Besides becoming climate neutral, the Torslanda site is also constantly reducing the amount of energy it uses. Targeted improvements to its operations during 2020 resulted in annualized energy savings of almost 7,000 megawatts per hour (MWh), equivalent to the annual energy consumption of more than 450 Swedish homes.
In the coming years, the plant plans to further improve the energy efficiency of its lighting and heating systems, among others, which is expected to generate additional annual energy savings of around 20,000 MWh of by 2023. These energy savings are part of a larger plan for Volvo Cars to reduce energy consumption per vehicle built in its network by 30% by 2025.
For Volvo Cars to achieve its goal of climate neutrality in production operations, the company needs the full support of local partners across government and business to have access to climate-neutral electricity and heating. In addition, Volvo Cars will develop its own capacity to generate renewable electricity on site.
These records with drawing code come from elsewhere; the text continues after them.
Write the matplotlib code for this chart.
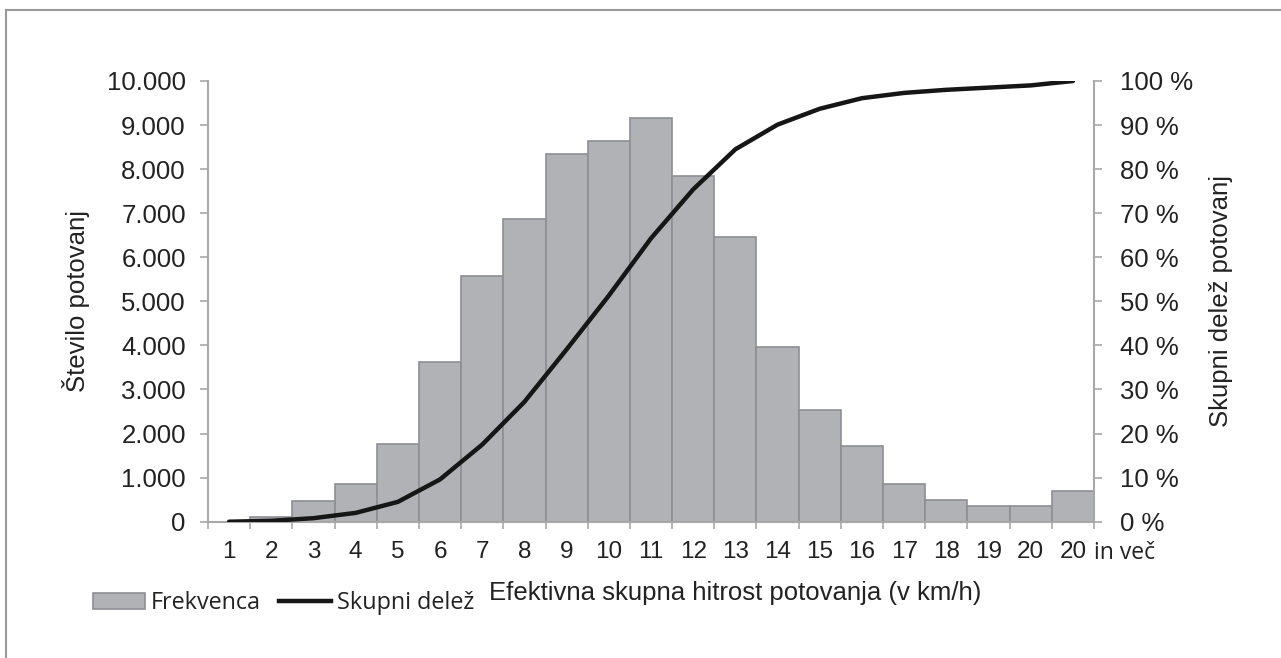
import matplotlib
matplotlib.use("Agg")
import matplotlib.pyplot as plt
from matplotlib.patches import Patch
from matplotlib.lines import Line2D

plt.rcParams['font.family'] = ['Liberation Sans', 'DejaVu Sans']

# podatki, odcitani s slike
kategorije = ['1', '2', '3', '4', '5', '6', '7', '8', '9', '10', '11', '12', '13',
              '14', '15', '16', '17', '18', '19', '20', '20']
frekvenca = [0, 110, 460, 855, 1765, 3620, 5575, 6860, 8350, 8636, 9166, 7848, 6455,
             3962, 2538, 1712, 848, 493, 345, 345, 697]
skupni_delez = [0, 0.2, 0.8, 2.0, 4.5, 9.6, 17.5, 27.2, 39.1, 51.3, 64.3, 75.4, 84.5,
                90.1, 93.7, 96.1, 97.3, 98.0, 98.5, 99.0, 100]
levi_ticki = [0, 1000, 2000, 3000, 4000, 5000, 6000, 7000, 8000, 9000, 10000]
desni_ticki = [0, 10, 20, 30, 40, 50, 60, 70, 80, 90, 100]

siva_os = '#a8a8a8'
W, H = 1281, 658

fig = plt.figure(figsize=(W / 100, H / 100), dpi=100)
ax = fig.add_axes([208 / W, 1 - 521.7 / H, 886 / W, 440.7 / H])
ax2 = ax.twinx()

x = list(range(len(kategorije)))
ax.bar(x, frekvenca, width=1.0, color='#b1b2b6', edgecolor='#8e8f94', linewidth=1.2, zorder=2)
ax2.plot(x, skupni_delez, color='#161616', lw=3.2, solid_joinstyle='round',
         solid_capstyle='round', zorder=3)

ax.set_xlim(-0.5, len(kategorije) - 0.5)
ax.set_ylim(0, 10000)
ax2.set_ylim(0, 100)

# levi y
ax.set_yticks(levi_ticki)
ax.set_yticklabels([f'{v:,}'.replace(',', '.') for v in levi_ticki], fontsize=18.5, color='#222222')
ax.tick_params(axis='y', direction='out', length=6, width=1.2, color=siva_os, pad=10)
# desni y
ax2.set_yticks(desni_ticki)
ax2.set_yticklabels([f'{v} %' for v in desni_ticki], fontsize=18.5, color='#222222')
ax2.tick_params(axis='y', direction='out', length=6, width=1.2, color=siva_os, pad=13)

# x: oznake na sredini, crtice na robovih stolpcev
ax.set_xticks(x)
ax.set_xticklabels(kategorije, fontsize=17.5, color='#222222')
ax.set_xticks([i - 0.5 for i in range(len(kategorije) + 1)], minor=True)
ax.tick_params(axis='x', which='major', length=0, pad=14)
ax.tick_params(axis='x', which='minor', direction='out', length=5, width=1.2, color=siva_os)

for a in (ax, ax2):
    a.spines['top'].set_visible(False)
    for s in ('left', 'right', 'bottom'):
        a.spines[s].set_color(siva_os)
        a.spines[s].set_linewidth(1.5)
ax.spines['right'].set_visible(False)
ax2.spines['left'].set_visible(False)
ax2.spines['bottom'].set_visible(False)

ax.annotate('in več', xy=(20.49, -0.085), xycoords=('data', 'axes fraction'),
            ha='left', va='baseline', fontsize=16.5, family='Open Sans', color='#222222')

# naslovi osi
fig.text(76 / W, 1 - 301 / H, 'Število potovanj', rotation=90, ha='center', va='center',
         fontsize=18.5, color='#222222')
fig.text(1221 / W, 1 - 301 / H, 'Skupni delež potovanj', rotation=90, ha='center', va='center',
         fontsize=18.5, color='#222222')
fig.text(735 / W, 1 - 593 / H, 'Efektivna skupna hitrost potovanja (v km/h)', ha='center',
         va='center', fontsize=18.5, color='#222222')

# legenda
rocaji = [Patch(facecolor='#b1b2b6', edgecolor='#8e8f94', linewidth=1.2),
          Line2D([0], [0], color='#161616', lw=3.2)]
fig.legend(rocaji, ['Frekvenca', 'Skupni delež'], loc='center left',
           bbox_to_anchor=(92.7 / W, 1 - 603 / H), ncol=2, frameon=False,
           prop={'family': 'Open Sans', 'size': 16.8}, borderpad=0, borderaxespad=0,
           handlelength=2.25, handletextpad=0.25, columnspacing=0.75,
           labelcolor='#222222')

# okvir slike (zgoraj in levo)
fig.add_artist(Line2D([6 / W, 1], [1 - 9.5 / H, 1 - 9.5 / H], color='#9a9a9a', lw=1.5,
                      transform=fig.transFigure))
fig.add_artist(Line2D([6 / W, 6 / W], [0, 1 - 9.5 / H], color='#9a9a9a', lw=1.5,
                      transform=fig.transFigure))

fig.savefig('out.png', dpi=100, facecolor='white')
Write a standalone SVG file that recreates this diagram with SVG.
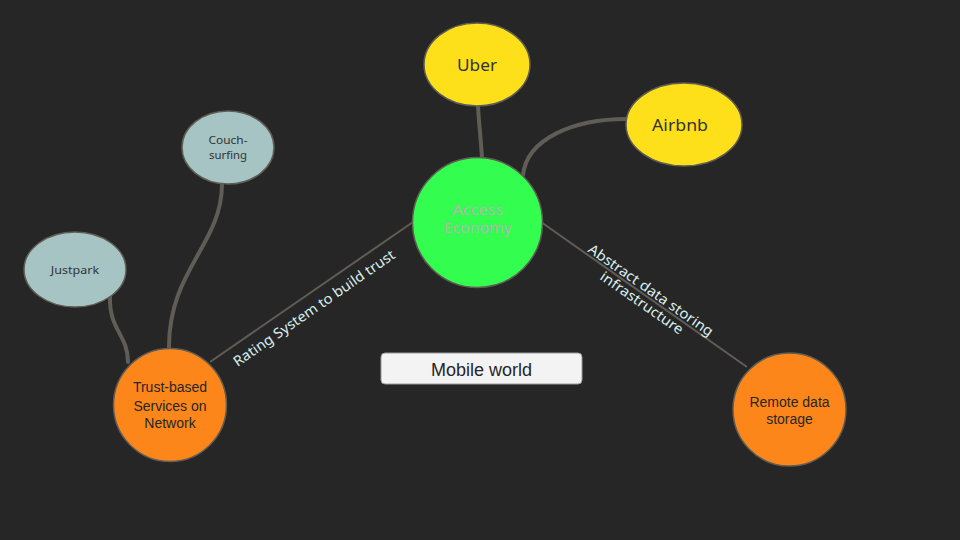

Volvo Cars’ production goal of climate neutrality is part of the company’s Climate Plan, which is one of the most ambitious in the automotive industry. This plan is essentially based around Volvo Cars’ ambition to electrify its entire range.
However, the plan is not limited to reducing tailpipe emissions through full electrification. The company also plans to tackle carbon emissions across all of its activities, throughout its supply chain and through the recycling and reuse of materials by integrating the circular economy.